■ The problem: Take each line containing the word "Convert" and copy it.

■ Provided information:
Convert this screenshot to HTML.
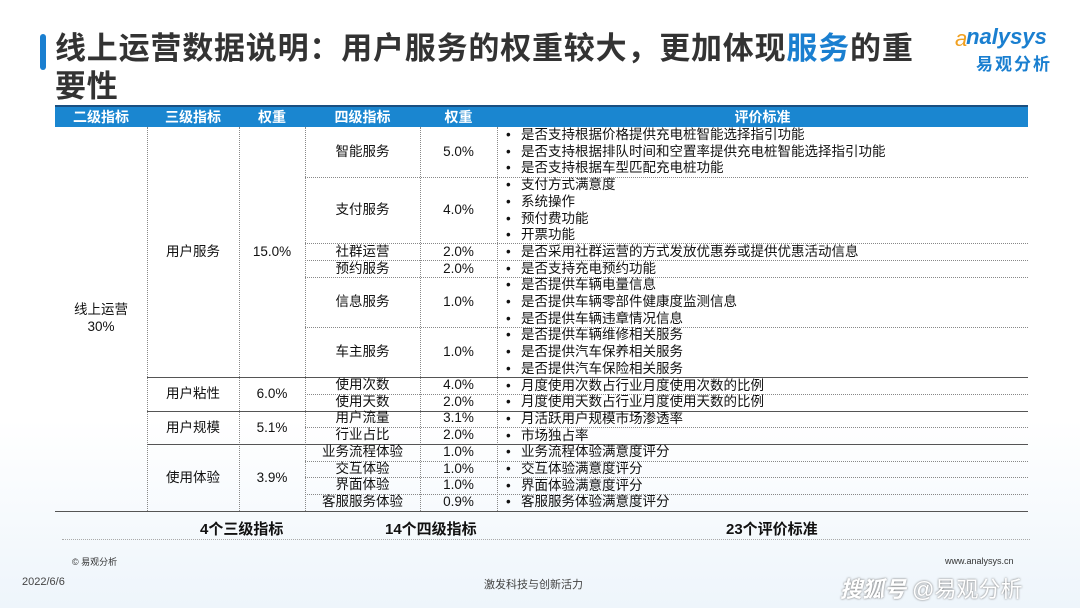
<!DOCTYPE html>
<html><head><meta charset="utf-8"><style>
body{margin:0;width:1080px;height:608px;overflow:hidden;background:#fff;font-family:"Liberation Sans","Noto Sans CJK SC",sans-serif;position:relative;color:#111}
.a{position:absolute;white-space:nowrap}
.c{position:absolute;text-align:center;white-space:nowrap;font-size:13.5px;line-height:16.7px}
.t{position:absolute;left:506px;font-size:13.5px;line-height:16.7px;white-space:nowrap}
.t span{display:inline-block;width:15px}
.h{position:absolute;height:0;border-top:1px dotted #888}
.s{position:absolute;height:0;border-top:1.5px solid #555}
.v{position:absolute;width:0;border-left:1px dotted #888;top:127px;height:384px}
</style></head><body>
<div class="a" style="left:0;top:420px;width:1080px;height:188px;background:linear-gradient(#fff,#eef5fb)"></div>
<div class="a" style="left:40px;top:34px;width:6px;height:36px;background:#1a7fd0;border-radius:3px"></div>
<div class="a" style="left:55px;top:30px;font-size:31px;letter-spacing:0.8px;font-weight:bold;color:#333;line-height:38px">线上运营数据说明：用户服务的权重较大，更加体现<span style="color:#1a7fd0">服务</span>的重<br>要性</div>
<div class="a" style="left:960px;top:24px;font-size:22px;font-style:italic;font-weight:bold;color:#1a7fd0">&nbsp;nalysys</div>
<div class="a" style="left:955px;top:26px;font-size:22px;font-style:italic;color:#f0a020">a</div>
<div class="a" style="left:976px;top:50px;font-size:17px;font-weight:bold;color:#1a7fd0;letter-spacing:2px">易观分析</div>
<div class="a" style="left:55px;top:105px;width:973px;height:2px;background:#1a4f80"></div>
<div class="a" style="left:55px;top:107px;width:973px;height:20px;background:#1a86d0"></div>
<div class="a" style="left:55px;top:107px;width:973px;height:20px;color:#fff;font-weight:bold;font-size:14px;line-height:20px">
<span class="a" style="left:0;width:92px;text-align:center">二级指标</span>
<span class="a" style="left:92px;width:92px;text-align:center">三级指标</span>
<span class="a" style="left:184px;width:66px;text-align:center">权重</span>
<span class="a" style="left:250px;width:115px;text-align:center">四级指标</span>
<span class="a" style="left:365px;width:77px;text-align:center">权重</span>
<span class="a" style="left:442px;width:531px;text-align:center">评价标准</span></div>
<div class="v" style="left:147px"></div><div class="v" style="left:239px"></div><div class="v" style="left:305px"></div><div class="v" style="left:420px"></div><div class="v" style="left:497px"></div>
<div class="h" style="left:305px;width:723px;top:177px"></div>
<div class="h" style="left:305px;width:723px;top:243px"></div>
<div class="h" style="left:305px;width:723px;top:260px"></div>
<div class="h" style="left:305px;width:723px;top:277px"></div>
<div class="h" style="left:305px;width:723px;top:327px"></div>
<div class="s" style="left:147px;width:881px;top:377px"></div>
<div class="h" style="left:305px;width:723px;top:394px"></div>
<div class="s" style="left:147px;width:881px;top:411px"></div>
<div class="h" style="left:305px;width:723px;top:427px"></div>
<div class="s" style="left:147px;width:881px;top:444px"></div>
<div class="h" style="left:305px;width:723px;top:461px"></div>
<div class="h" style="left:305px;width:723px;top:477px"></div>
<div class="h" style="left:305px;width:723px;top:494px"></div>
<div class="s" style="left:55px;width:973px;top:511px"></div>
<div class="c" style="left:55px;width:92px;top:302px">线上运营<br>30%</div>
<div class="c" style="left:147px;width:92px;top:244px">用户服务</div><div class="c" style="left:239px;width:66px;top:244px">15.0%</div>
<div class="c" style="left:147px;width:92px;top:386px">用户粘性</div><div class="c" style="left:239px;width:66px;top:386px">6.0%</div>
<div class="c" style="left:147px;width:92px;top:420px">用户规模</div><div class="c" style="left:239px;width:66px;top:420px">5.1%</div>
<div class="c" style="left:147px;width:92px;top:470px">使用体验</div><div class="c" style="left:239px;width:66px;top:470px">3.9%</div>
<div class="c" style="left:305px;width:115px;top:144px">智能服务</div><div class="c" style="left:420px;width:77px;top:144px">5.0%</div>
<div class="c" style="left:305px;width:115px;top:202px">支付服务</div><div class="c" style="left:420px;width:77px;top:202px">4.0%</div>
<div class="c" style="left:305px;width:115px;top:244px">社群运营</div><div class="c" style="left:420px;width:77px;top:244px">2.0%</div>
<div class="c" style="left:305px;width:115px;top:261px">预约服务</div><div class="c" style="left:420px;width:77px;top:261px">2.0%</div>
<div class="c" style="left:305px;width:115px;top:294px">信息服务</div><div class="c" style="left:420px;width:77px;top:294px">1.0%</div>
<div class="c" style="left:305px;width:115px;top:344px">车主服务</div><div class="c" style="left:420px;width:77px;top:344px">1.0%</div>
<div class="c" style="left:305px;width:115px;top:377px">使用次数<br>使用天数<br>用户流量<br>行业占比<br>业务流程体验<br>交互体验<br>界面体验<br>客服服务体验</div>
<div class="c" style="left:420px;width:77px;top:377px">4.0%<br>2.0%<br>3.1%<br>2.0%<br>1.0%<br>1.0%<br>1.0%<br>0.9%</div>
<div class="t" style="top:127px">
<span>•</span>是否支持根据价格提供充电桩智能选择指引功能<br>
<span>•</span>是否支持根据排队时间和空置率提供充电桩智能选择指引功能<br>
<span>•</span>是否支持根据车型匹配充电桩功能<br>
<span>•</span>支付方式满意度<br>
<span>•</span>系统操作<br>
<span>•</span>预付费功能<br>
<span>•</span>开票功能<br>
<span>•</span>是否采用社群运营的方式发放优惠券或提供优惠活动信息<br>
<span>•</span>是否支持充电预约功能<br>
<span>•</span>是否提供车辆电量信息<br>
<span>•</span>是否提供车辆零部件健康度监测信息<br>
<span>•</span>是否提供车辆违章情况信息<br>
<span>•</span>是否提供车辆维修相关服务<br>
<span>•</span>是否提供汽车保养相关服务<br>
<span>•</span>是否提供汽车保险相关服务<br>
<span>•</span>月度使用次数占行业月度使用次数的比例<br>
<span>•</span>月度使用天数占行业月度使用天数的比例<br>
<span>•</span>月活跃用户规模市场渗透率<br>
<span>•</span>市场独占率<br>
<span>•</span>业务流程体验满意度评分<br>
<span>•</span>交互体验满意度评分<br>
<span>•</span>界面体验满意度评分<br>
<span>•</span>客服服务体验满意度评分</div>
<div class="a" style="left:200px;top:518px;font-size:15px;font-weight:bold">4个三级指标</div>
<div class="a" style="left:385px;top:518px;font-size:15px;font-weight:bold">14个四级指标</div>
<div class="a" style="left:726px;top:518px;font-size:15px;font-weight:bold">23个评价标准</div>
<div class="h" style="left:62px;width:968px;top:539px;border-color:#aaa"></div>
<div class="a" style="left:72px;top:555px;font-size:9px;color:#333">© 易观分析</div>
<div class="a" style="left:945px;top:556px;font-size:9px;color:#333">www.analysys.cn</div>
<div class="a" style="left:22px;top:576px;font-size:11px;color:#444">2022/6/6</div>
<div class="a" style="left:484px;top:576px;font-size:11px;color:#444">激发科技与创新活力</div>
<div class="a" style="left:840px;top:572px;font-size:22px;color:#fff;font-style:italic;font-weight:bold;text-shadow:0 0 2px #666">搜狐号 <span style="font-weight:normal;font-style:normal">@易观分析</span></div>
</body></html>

* * *

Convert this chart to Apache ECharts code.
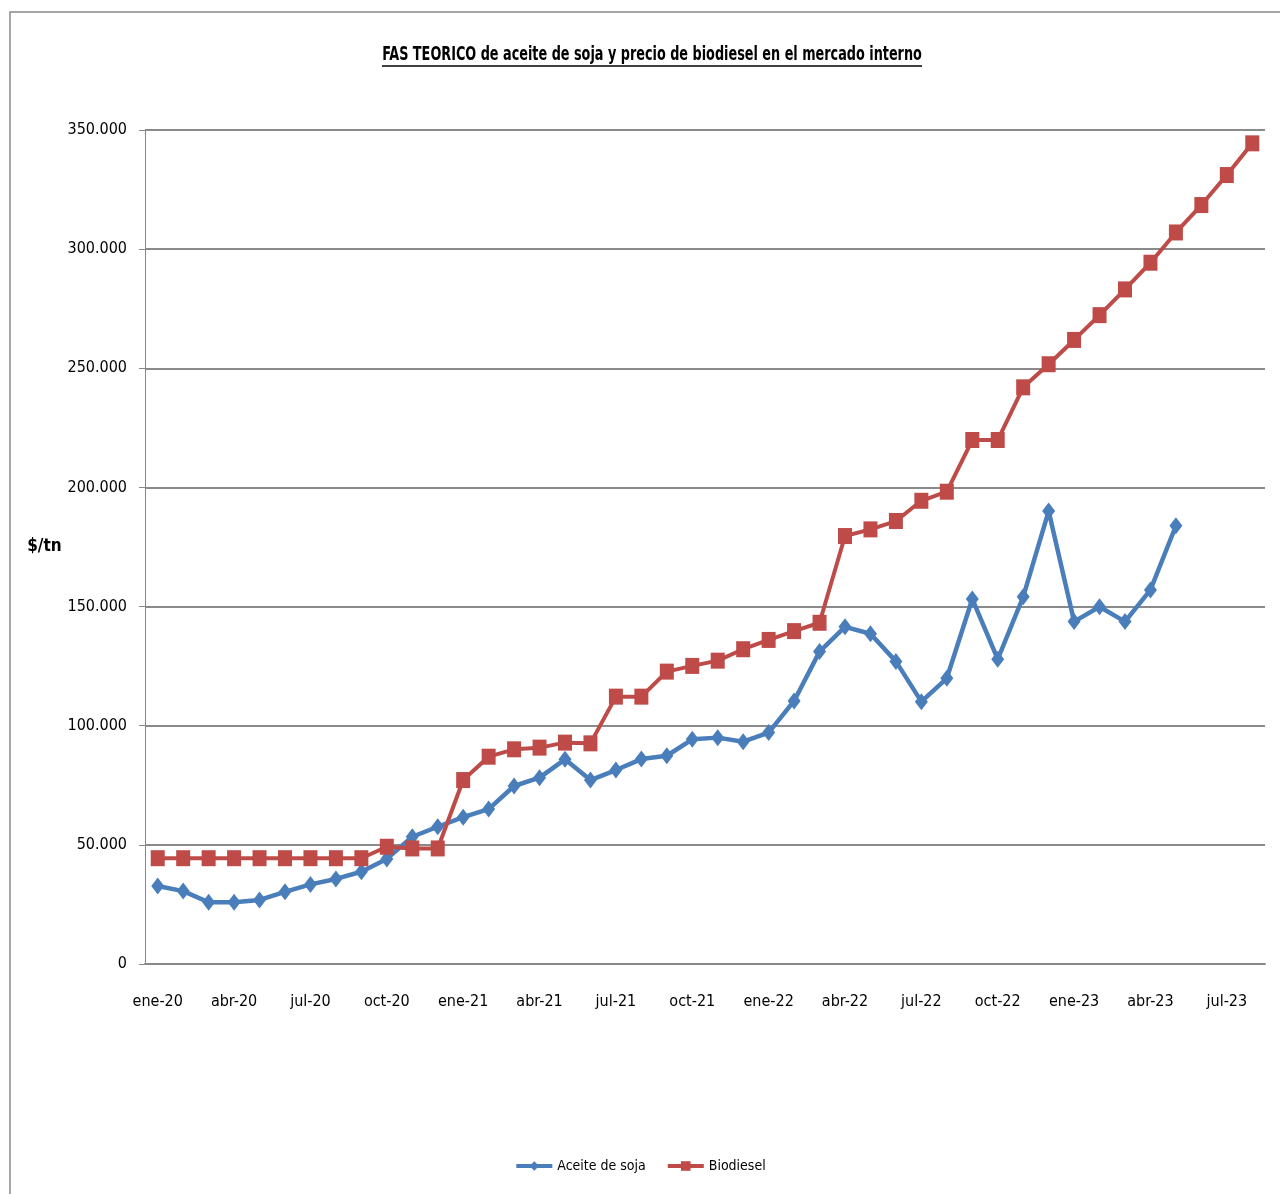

■ Exercise answer:
Convert this screenshot to HTML.
Convert this chart to Apache ECharts code.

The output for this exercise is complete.